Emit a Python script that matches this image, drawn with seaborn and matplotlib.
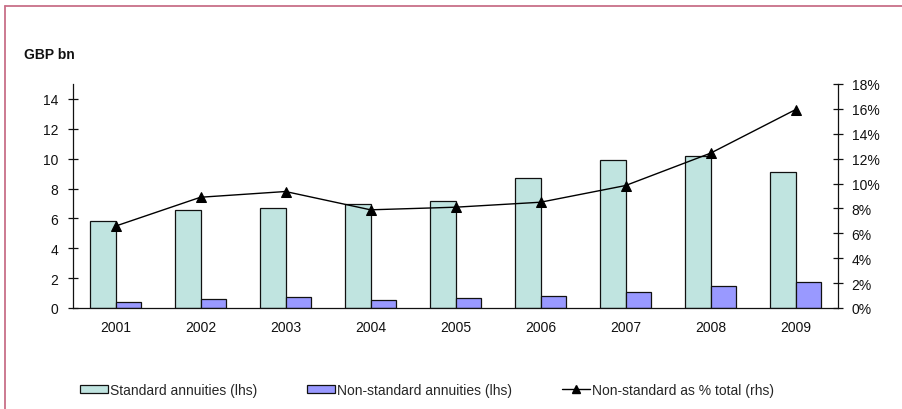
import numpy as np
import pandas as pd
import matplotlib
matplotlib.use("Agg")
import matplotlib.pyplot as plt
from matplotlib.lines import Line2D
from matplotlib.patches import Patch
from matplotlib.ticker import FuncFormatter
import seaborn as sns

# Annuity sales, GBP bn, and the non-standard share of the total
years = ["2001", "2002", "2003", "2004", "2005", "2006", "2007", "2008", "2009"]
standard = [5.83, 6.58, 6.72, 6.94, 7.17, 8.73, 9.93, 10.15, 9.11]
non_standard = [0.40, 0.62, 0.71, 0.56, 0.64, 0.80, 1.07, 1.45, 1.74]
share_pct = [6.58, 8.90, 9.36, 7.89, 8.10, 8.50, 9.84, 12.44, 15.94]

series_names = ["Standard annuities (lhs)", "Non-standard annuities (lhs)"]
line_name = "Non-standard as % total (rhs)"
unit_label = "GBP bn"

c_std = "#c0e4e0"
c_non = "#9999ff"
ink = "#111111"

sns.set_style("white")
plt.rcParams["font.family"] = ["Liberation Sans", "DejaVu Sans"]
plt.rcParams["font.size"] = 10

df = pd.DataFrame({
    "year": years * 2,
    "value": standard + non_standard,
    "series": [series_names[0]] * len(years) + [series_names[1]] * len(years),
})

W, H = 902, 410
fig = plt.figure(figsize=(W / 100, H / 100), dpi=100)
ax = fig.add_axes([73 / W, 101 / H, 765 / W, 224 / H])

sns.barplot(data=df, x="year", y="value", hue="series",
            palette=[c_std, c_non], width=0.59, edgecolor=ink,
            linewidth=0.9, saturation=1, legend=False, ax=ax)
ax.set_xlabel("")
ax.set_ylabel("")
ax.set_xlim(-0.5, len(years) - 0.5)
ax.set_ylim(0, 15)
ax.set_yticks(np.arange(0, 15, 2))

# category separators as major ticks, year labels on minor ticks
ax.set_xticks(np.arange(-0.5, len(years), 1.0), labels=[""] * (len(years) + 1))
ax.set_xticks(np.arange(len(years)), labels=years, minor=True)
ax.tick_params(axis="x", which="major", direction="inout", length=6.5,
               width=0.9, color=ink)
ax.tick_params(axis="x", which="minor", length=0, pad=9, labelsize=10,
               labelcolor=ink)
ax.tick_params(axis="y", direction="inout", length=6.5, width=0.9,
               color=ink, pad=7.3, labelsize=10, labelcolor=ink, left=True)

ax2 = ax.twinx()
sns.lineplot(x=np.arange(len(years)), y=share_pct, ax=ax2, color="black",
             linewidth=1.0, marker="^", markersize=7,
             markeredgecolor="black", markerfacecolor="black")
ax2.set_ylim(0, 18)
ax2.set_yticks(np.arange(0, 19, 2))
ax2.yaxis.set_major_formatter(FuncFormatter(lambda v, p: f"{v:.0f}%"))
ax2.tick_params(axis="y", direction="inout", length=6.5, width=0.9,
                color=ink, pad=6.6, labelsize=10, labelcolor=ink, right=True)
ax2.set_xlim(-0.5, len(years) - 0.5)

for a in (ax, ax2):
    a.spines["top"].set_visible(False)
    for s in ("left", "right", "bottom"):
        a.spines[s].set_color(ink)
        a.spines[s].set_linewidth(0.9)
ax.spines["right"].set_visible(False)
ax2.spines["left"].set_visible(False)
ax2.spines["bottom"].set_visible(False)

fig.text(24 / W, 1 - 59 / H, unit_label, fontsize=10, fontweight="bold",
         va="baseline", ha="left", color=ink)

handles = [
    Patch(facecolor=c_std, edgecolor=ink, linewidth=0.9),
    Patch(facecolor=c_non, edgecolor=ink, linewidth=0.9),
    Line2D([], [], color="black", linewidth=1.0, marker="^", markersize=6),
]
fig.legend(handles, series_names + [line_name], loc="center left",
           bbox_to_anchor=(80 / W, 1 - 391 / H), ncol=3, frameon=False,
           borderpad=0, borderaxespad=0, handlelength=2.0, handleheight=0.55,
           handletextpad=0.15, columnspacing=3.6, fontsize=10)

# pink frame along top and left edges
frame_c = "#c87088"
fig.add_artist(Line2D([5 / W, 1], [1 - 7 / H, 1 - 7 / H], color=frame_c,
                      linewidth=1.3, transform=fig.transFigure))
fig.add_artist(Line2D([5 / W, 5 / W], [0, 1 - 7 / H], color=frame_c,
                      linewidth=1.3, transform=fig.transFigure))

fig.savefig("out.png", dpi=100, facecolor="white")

• Exercise
Everything from the top line of the data down to and including the line with "ax = fig.add_axes([73" is to be copied, except the pictures.

• Correct result
Emit a Python script that matches this image, drawn with seaborn and matplotlib.
import numpy as np
import pandas as pd
import matplotlib
matplotlib.use("Agg")
import matplotlib.pyplot as plt
from matplotlib.lines import Line2D
from matplotlib.patches import Patch
from matplotlib.ticker import FuncFormatter
import seaborn as sns

# Annuity sales, GBP bn, and the non-standard share of the total
years = ["2001", "2002", "2003", "2004", "2005", "2006", "2007", "2008", "2009"]
standard = [5.83, 6.58, 6.72, 6.94, 7.17, 8.73, 9.93, 10.15, 9.11]
non_standard = [0.40, 0.62, 0.71, 0.56, 0.64, 0.80, 1.07, 1.45, 1.74]
share_pct = [6.58, 8.90, 9.36, 7.89, 8.10, 8.50, 9.84, 12.44, 15.94]

series_names = ["Standard annuities (lhs)", "Non-standard annuities (lhs)"]
line_name = "Non-standard as % total (rhs)"
unit_label = "GBP bn"

c_std = "#c0e4e0"
c_non = "#9999ff"
ink = "#111111"

sns.set_style("white")
plt.rcParams["font.family"] = ["Liberation Sans", "DejaVu Sans"]
plt.rcParams["font.size"] = 10

df = pd.DataFrame({
    "year": years * 2,
    "value": standard + non_standard,
    "series": [series_names[0]] * len(years) + [series_names[1]] * len(years),
})

W, H = 902, 410
fig = plt.figure(figsize=(W / 100, H / 100), dpi=100)
ax = fig.add_axes([73 / W, 101 / H, 765 / W, 224 / H])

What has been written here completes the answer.